MORE: Rose Music Center has record year for profit, shows

“We want to make sure that the patron experience is as comfortable as possible,” Schommer said. “The patron and performer experience is the most important thing to us.”

Due to the recent cancellations and postponements at the Rose Music Center, the venue has issued a new refund policy for its guests. Ticket holders who bought tickets through Ticketmaster will automatically get a refund for canceled events or have 30 days to opt in to receiving a 150% credit to use toward buying future tickets.

Tickets purchased for a show that has been rescheduled will automatically be valid for the new date, unless the ticket holder wants to get a refund for that rescheduled show at least 30 days before the new date.
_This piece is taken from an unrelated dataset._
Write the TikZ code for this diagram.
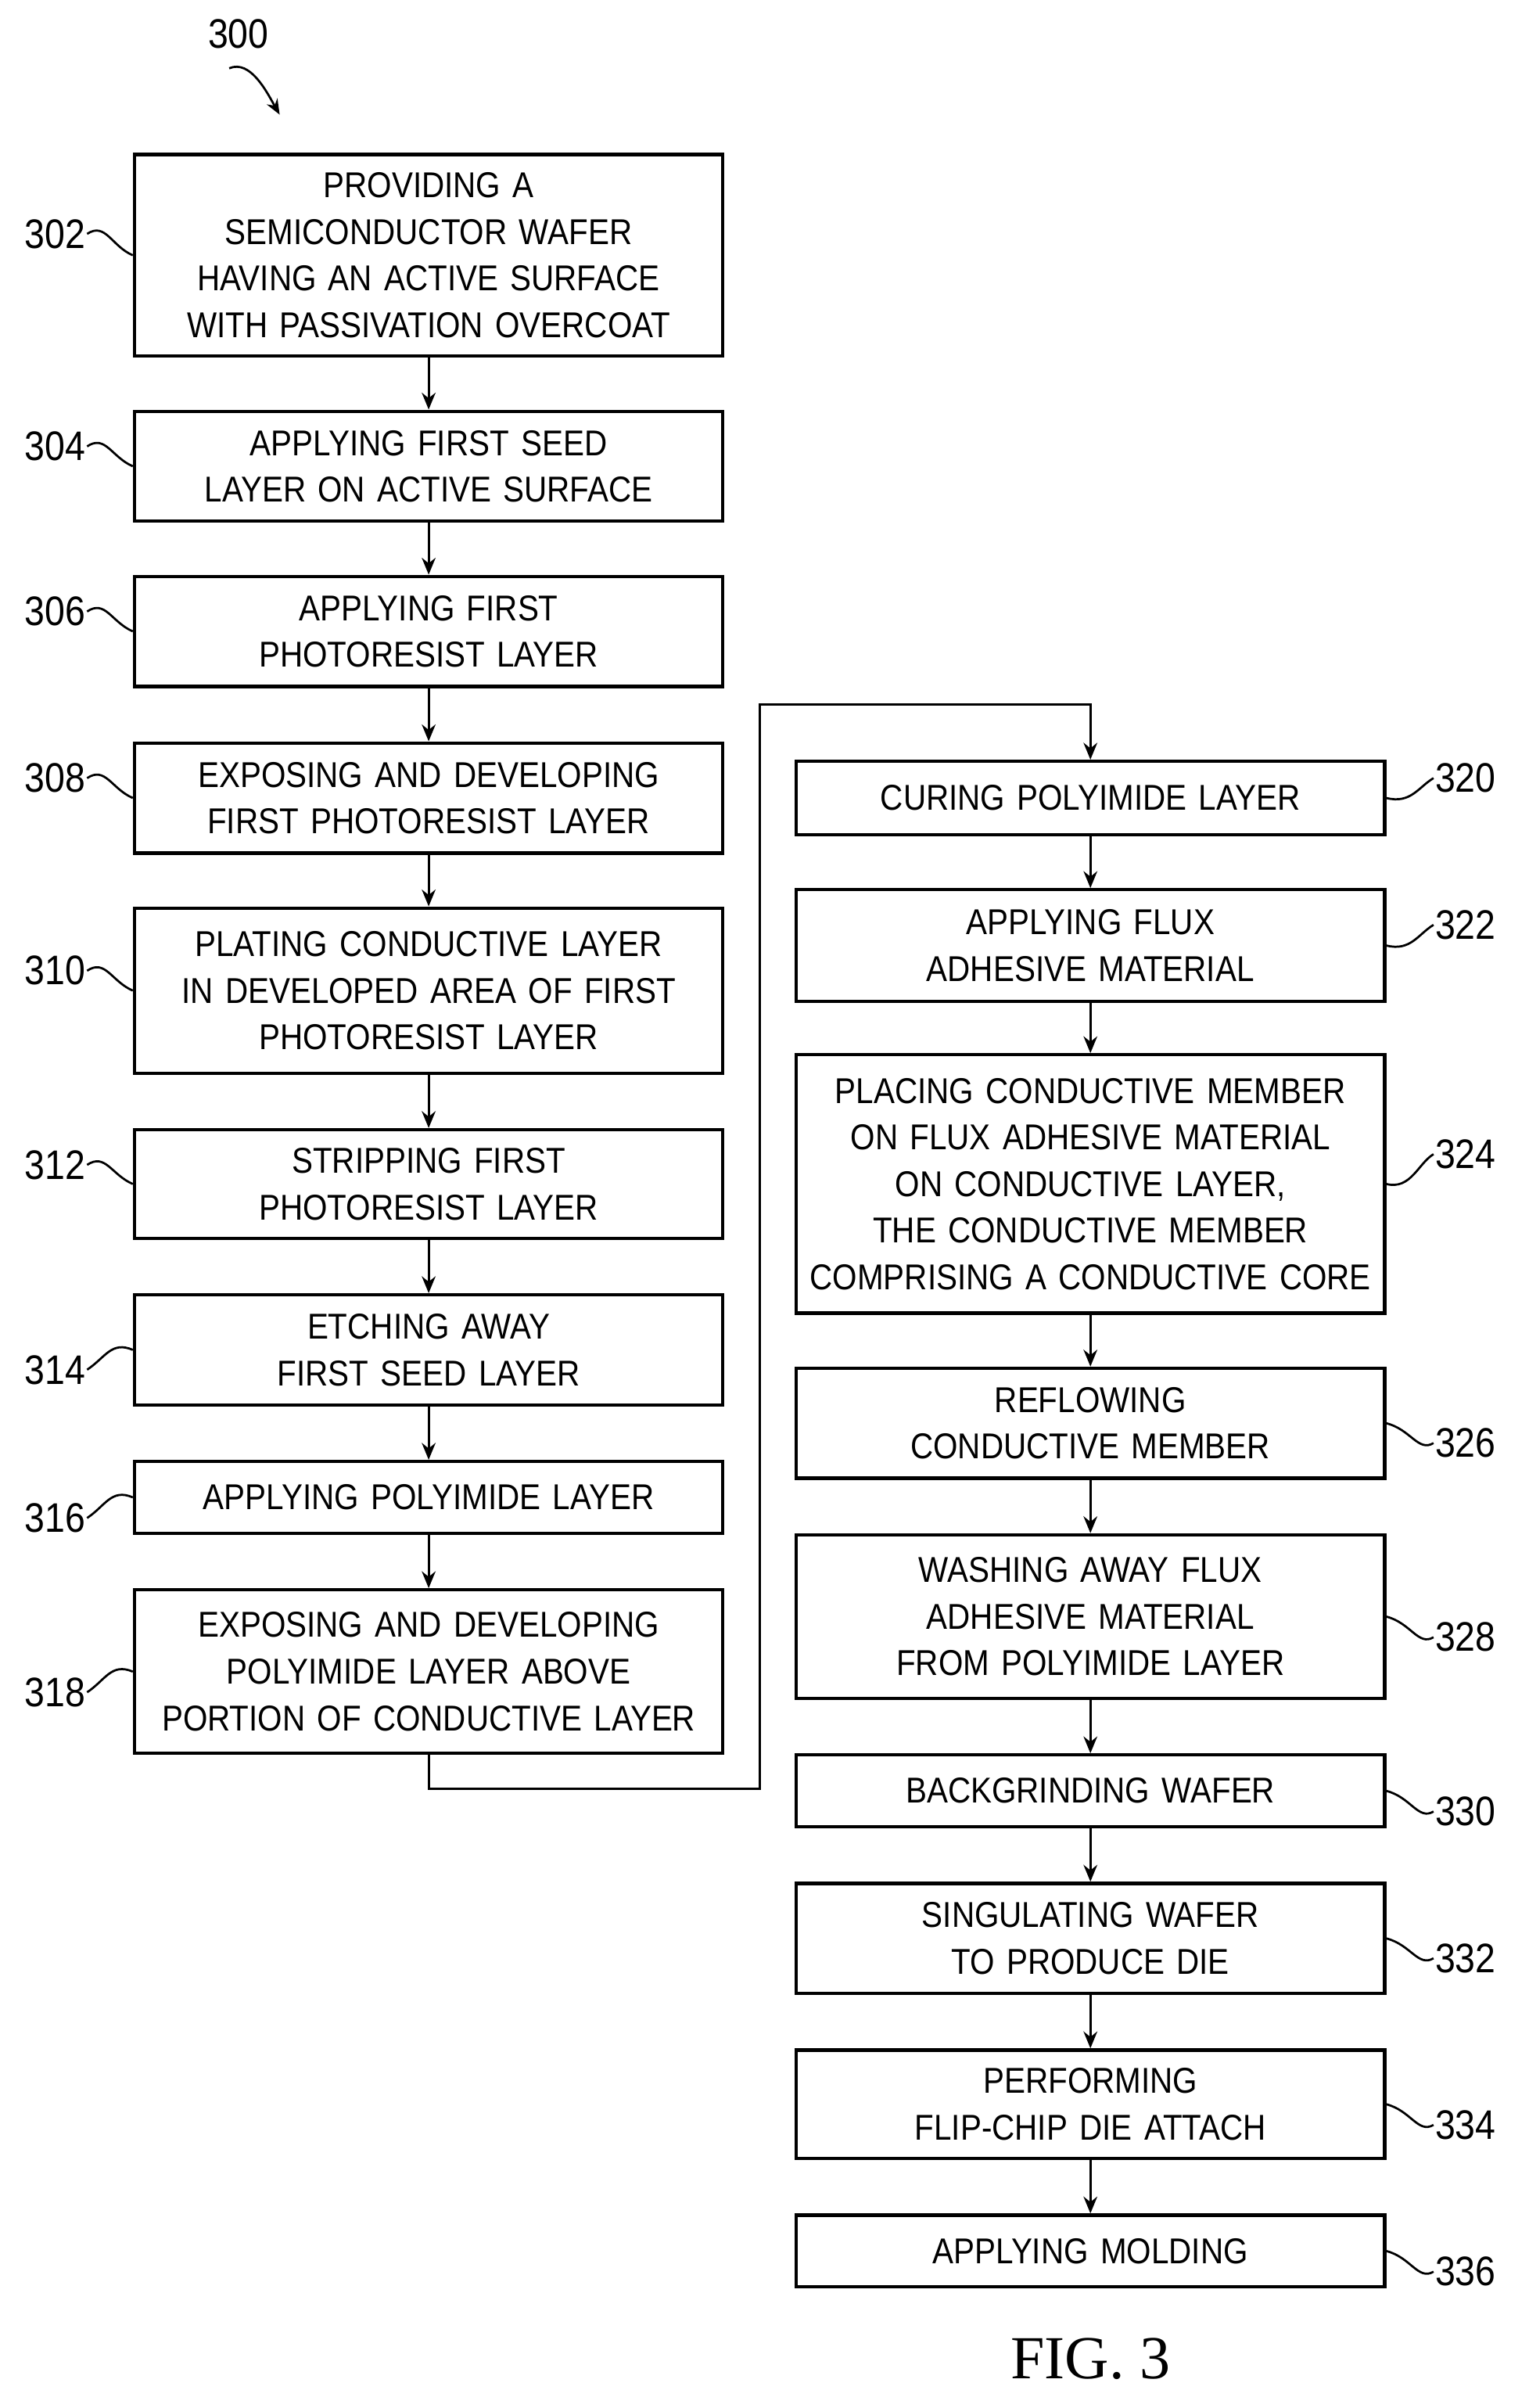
\documentclass[tikz,border=0pt]{standalone}
\usepackage{fontspec}
\setmainfont{Liberation Sans}[FakeStretch=0.88]
\newfontfamily\figfont{Liberation Serif}
\usetikzlibrary{arrows.meta}
\tikzset{every picture/.style={line width=2.2pt}}
\tikzset{
  stepbox/.style={draw, line width=2.2pt, minimum width=385pt, text width=375pt, align=center, inner sep=0pt,
    font=\fontsize{23.5}{30.5}\selectfont},
  num/.style={inner sep=0pt, font=\fontsize{27}{30}\selectfont},
  flow/.style={-{Stealth[length=11pt,width=9pt]}},
  tilde/.style={line width=1.4pt}
}
\begin{document}
\begin{tikzpicture}[x=1pt,y=1pt,yscale=-1,xscale=1]
\useasboundingbox (0,0) rectangle (1000,1575.2);

% left column
\node [stepbox, minimum height=132pt] (b302) at (280.5,167) {PROVIDING A\\SEMICONDUCTOR WAFER\\HAVING AN ACTIVE SURFACE\\WITH PASSIVATION OVERCOAT};
\node [stepbox, minimum height=72pt] (b304) at (280.5,305) {APPLYING FIRST SEED\\LAYER ON ACTIVE SURFACE};
\node [stepbox, minimum height=72pt] (b306) at (280.5,413) {APPLYING FIRST\\PHOTORESIST LAYER};
\node [stepbox, minimum height=72pt] (b308) at (280.5,522) {EXPOSING AND DEVELOPING\\FIRST PHOTORESIST LAYER};
\node [stepbox, minimum height=108pt] (b310) at (280.5,648) {PLATING CONDUCTIVE LAYER\\IN DEVELOPED AREA OF FIRST\\PHOTORESIST LAYER};
\node [stepbox, minimum height=71pt] (b312) at (280.5,774.5) {STRIPPING FIRST\\PHOTORESIST LAYER};
\node [stepbox, minimum height=72pt] (b314) at (280.5,883) {ETCHING AWAY\\FIRST SEED LAYER};
\node [stepbox, minimum height=47pt] (b316) at (280.5,979.5) {APPLYING POLYIMIDE LAYER};
\node [stepbox, minimum height=107pt] (b318) at (280.5,1093.5) {EXPOSING AND DEVELOPING\\POLYIMIDE LAYER ABOVE\\PORTION OF CONDUCTIVE LAYER};

% right column
\node [stepbox, minimum height=48pt] (b320) at (713.5,522) {CURING POLYIMIDE LAYER};
\node [stepbox, minimum height=73pt] (b322) at (713.5,618.5) {APPLYING FLUX\\ADHESIVE MATERIAL};
\node [stepbox, minimum height=169pt] (b324) at (713.5,774.5) {PLACING CONDUCTIVE MEMBER\\ON FLUX ADHESIVE MATERIAL\\ON CONDUCTIVE LAYER,\\THE CONDUCTIVE MEMBER\\COMPRISING A CONDUCTIVE CORE};
\node [stepbox, minimum height=72pt] (b326) at (713.5,931) {REFLOWING\\CONDUCTIVE MEMBER};
\node [stepbox, minimum height=107pt] (b328) at (713.5,1057.5) {WASHING AWAY FLUX\\ADHESIVE MATERIAL\\FROM POLYIMIDE LAYER};
\node [stepbox, minimum height=47pt] (b330) at (713.5,1171.5) {BACKGRINDING WAFER};
\node [stepbox, minimum height=72pt] (b332) at (713.5,1268) {SINGULATING WAFER\\TO PRODUCE DIE};
\node [stepbox, minimum height=71pt] (b334) at (713.5,1376.5) {PERFORMING\\FLIP-CHIP DIE ATTACH};
\node [stepbox, minimum height=47pt] (b336) at (713.5,1472.5) {APPLYING MOLDING};

% arrows
\foreach \a/\b in {302/304,304/306,306/308,308/310,310/312,312/314,314/316,316/318,
  320/322,322/324,324/326,326/328,328/330,330/332,332/334,334/336}
  \draw [flow, line width=1.6pt] (b\a.south) -- (b\b.north);
\coordinate (c1) at (280.5,1170);
\coordinate (c2) at (497,1170);
\coordinate (c3) at (497,461);
\coordinate (c4) at (713.5,461);
\draw [flow, line width=1.6pt] (b318.south) -- (c1) -- (c2) -- (c3) -- (c4) -- (b320.north);

% left reference numbers
\foreach \n/\y in {302/153,304/292,306/400,308/509,310/635,312/762,314/896,316/993,318/1107}{
  \node [num, anchor=east] (l\n) at (57,\y) {\n};
  \draw [tilde] (l\n.east) .. controls +(12,-8) and +(-14,-6) .. (b\n.west);
}
% right reference numbers
\foreach \n/\y in {320/509,322/605,324/755,326/944,328/1071,330/1185,332/1281,334/1390,336/1486}{
  \node [num, anchor=west] (l\n) at (938,\y) {\n};
  \draw [tilde] (b\n.east) .. controls +(16,4) and +(-10,6) .. (l\n.west);
}

% figure number
\node [num] (l300) at (156,22) {300};
\coordinate (t300) at (183,75);
\draw [tilde, -{Stealth[length=10pt,width=8pt]}] (l300.south) ++(-6,12) .. controls +(14,-6) and +(-8,-14) .. (t300);
\node [inner sep=0pt, font=\figfont\fontsize{40}{40}\selectfont] (fig) at (713.5,1543) {FIG. 3};
\end{tikzpicture}
\end{document}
If the show is postponed with no new date set as of yet, ticket holders will be able to choose their refund option once the new date is announced. If ticket holders still have yet to hear of the fate of their postponed show 60 days after its original date, the 30-day window for refunds will open at that time.

More information about this policy change was sent out to all ticket holders around on May 1.

MORE: 58,000 people attended free Levitt concerts in first full season

Mayor Don Patterson, who has been champion the efforts of the community and those in the Miami Valley to stay safe and work together during the COVID-19 crisis, echoed Schwieterman’s sentiments.

“No matter how big or small, decisions made lie in the best interest of our residents. Until we have guidance from the state of Ohio regarding mass gatherings, we have no other choice without putting our community, employees, customers and performers at risk,” Patterson said.

Kettering has also cancelled its Go 4th Fireworks Independence Day celebration due to the coronavirus pandemic, while also announcing that the Adventure Reef Water Park and splash pad at J.F. Kennedy Park will not open this year, as well as, all summer camps and sports programs are cancelled.